Kultowe amerykańskie auto, szczególnie zabytkowe – dla coraz szerszej grupy ludzi w Polsce to obiekt marzeń. O pasji do starych amerykańskich aut opowiadał Sławek Fuławka. Posiadacze i fascynaci kochają je za moc, linię nadwozia i niebanalne wnętrze z zupełnie odmiennym designem. Na ulicach miasta odróżniają się od reszty samochodów z seryjnej produkcji europejskiej czy z dalekiego wschodu.
Sławek Fuławka wychowywał się w otoczeniu motoryzacji. Jego ojciec miał warsztat samochodowy, a w nim pierwsze w Trójmieście amerykańskie auto przeznaczone do holowania.
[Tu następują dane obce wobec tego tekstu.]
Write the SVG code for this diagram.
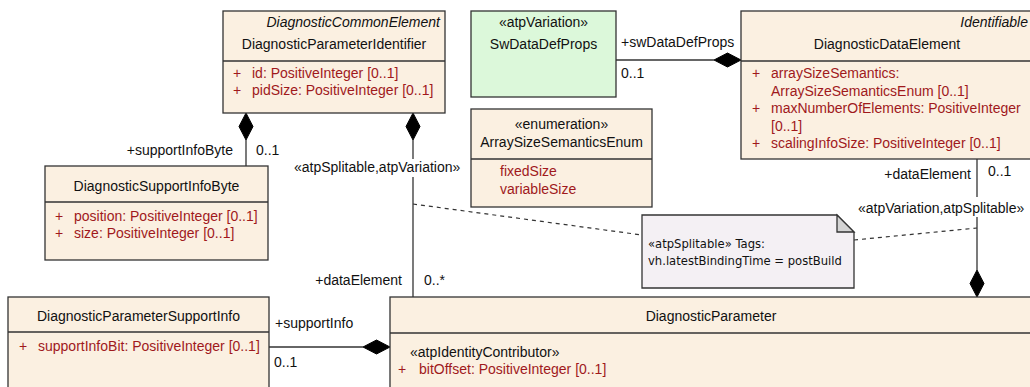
<svg xmlns="http://www.w3.org/2000/svg" width="1030" height="387" viewBox="0 0 1030 387">
<style>
.box{fill:#FBF0E1;stroke:#333;stroke-width:1.3}
.green{fill:#DCF8DA;stroke:#333;stroke-width:1.3}
.div{stroke:#333;stroke-width:1.3}
.t{font-family:"Liberation Sans",Arial,sans-serif;font-size:14px;fill:#111}
.c{text-anchor:middle}
.r{text-anchor:end}
.i{font-style:italic}
.a{font-family:"Liberation Sans",Arial,sans-serif;font-size:14px;fill:#A0191C}
.ln{stroke:#333;stroke-width:1.3;fill:none}
.dash{stroke:#333;stroke-width:1.2;fill:none;stroke-dasharray:4,4}
.dia{fill:#000;stroke:#000;stroke-width:1}
.note{fill:#F4F0F4;stroke:#333;stroke-width:1.3}
.fold{fill:#D4D4D4;stroke:#333;stroke-width:1.3}
.nt{font-family:"DejaVu Sans",sans-serif;font-size:11.6px;fill:#111}
</style>

<g id="connectors">
  <line class="ln" x1="246" y1="140" x2="246" y2="166"/>
  <polygon class="dia" points="246,113 253,126.5 246,140 239,126.5"/>
  <line class="ln" x1="413" y1="140" x2="413" y2="297"/>
  <polygon class="dia" points="413,113 420,126.5 413,140 406,126.5"/>
  <line class="ln" x1="616" y1="60" x2="714" y2="60"/>
  <polygon class="dia" points="741,60 727.5,67 714,60 727.5,53"/>
  <line class="ln" x1="977" y1="159" x2="977" y2="270"/>
  <polygon class="dia" points="977,297 984,283.5 977,270 970,283.5"/>
  <line class="ln" x1="269" y1="347" x2="363" y2="347"/>
  <polygon class="dia" points="390,347 376.5,354 363,347 376.5,340"/>
  <line class="dash" x1="413" y1="204" x2="642" y2="235"/>
  <line class="dash" x1="854" y1="240" x2="977" y2="228"/>
  <text class="t r" x="233" y="155">+supportInfoByte</text>
  <text class="t" x="256" y="155">0..1</text>
  <rect x="293" y="159" width="177" height="18" fill="#fff"/>
  <text class="t" x="294" y="172">«atpSplitable,atpVariation»</text>
  <text class="t" x="621" y="47">+swDataDefProps</text>
  <text class="t" x="621" y="78">0..1</text>
  <text class="t r" x="971" y="179">+dataElement</text>
  <text class="t" x="988" y="176">0..1</text>
  <rect x="857" y="197" width="173" height="20" fill="#fff"/>
  <text class="t" x="858" y="213">«atpVariation,atpSplitable»</text>
  <text class="t r" x="402" y="285">+dataElement</text>
  <text class="t" x="424" y="285">0..*</text>
  <text class="t" x="275" y="328">+supportInfo</text>
  <text class="t" x="274" y="367">0..1</text>
</g>

<g id="DiagnosticParameterIdentifier">
  <rect class="box" x="223" y="11" width="222" height="102"/>
  <line class="div" x1="223" y1="61" x2="445" y2="61"/>
  <text class="t r i" x="440" y="27">DiagnosticCommonElement</text>
  <text class="t c" x="334" y="49">DiagnosticParameterIdentifier</text>
  <text class="a" x="233" y="78">+</text>
  <text class="a" x="252" y="78">id: PositiveInteger [0..1]</text>
  <text class="a" x="233" y="95">+</text>
  <text class="a" x="252" y="95">pidSize: PositiveInteger [0..1]</text>
</g>

<g id="SwDataDefProps">
  <rect class="green" x="471" y="11" width="145" height="86"/>
  <text class="t c" x="543.5" y="27">«atpVariation»</text>
  <text class="t c" x="543.5" y="49">SwDataDefProps</text>
</g>

<g id="ArraySizeSemanticsEnum">
  <rect class="box" x="471" y="109" width="181" height="98"/>
  <line class="div" x1="471" y1="159" x2="652" y2="159"/>
  <text class="t c" x="561.5" y="129">«enumeration»</text>
  <text class="t c" x="561.5" y="147">ArraySizeSemanticsEnum</text>
  <text class="a" x="500" y="176">fixedSize</text>
  <text class="a" x="500" y="194">variableSize</text>
</g>

<g id="DiagnosticDataElement">
  <rect class="box" x="741" y="11" width="292" height="148"/>
  <line class="div" x1="741" y1="61" x2="1033" y2="61"/>
  <text class="t r i" x="1028" y="27">Identifiable</text>
  <text class="t c" x="887" y="49">DiagnosticDataElement</text>
  <text class="a" x="752" y="78">+</text>
  <text class="a" x="771" y="78">arraySizeSemantics:</text>
  <text class="a" x="771" y="95.5">ArraySizeSemanticsEnum [0..1]</text>
  <text class="a" x="752" y="113">+</text>
  <text class="a" x="771" y="113">maxNumberOfElements: PositiveInteger</text>
  <text class="a" x="771" y="130.5">[0..1]</text>
  <text class="a" x="752" y="148">+</text>
  <text class="a" x="771" y="148">scalingInfoSize: PositiveInteger [0..1]</text>
</g>

<g id="DiagnosticSupportInfoByte">
  <rect class="box" x="45" y="166" width="223" height="94"/>
  <line class="div" x1="45" y1="202" x2="268" y2="202"/>
  <text class="t c" x="156.5" y="191">DiagnosticSupportInfoByte</text>
  <text class="a" x="55" y="221">+</text>
  <text class="a" x="74" y="221">position: PositiveInteger [0..1]</text>
  <text class="a" x="55" y="238">+</text>
  <text class="a" x="74" y="238">size: PositiveInteger [0..1]</text>
</g>

<g id="Note">
  <polygon class="note" points="642,215 837,215 854,232 854,288 642,288"/>
  <polygon class="fold" points="837,215 837,232 854,232"/>
  <text class="nt" x="648" y="248">«atpSplitable» Tags:</text>
  <text class="nt" x="648" y="265">vh.latestBindingTime = postBuild</text>
</g>

<g id="DiagnosticParameterSupportInfo">
  <rect class="box" x="8" y="297" width="261" height="100"/>
  <line class="div" x1="8" y1="332" x2="269" y2="332"/>
  <text class="t c" x="138.5" y="321">DiagnosticParameterSupportInfo</text>
  <text class="a" x="19" y="351">+</text>
  <text class="a" x="38" y="351">supportInfoBit: PositiveInteger [0..1]</text>
</g>

<g id="DiagnosticParameter">
  <rect class="box" x="390" y="297" width="642" height="100"/>
  <line class="div" x1="390" y1="333" x2="1032" y2="333"/>
  <text class="t c" x="711" y="321">DiagnosticParameter</text>
  <text class="t" x="410" y="357">«atpIdentityContributor»</text>
  <text class="a" x="398" y="374">+</text>
  <text class="a" x="419" y="374">bitOffset: PositiveInteger [0..1]</text>
</g>
</svg>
Jako kilkuletni chłopak Sławek często wskakiwał do wyjątkowego samochodu, który rozbudzał jego dziecięcą wyobraźnię. Dziś sam prowadzi swój warsztat samochodowy i realizuje motoryzacyjne marzenia z dzieciństwa.
Odbudowany przez Sławka Chevrolet Blazer rocznik 1986 jest rasowym autem terenowym. Kowbojski klimat panuje także we wnętrzu gdzie można zobaczyć kapelusz, odznakę szeryfa i rewolwer. – Nawet nie wiedziałem, że to auto będzie tak dobrze scalało rodzinę. W wolnym czasie jeździmy z żoną i synem na zloty i imprezy poświęcone amerykańskiej motoryzacji. Co jest dla mnie zaskoczeniem, syn chętnie odrywa się od komputera i bierze udział w wyprawie – opowiada Sławek.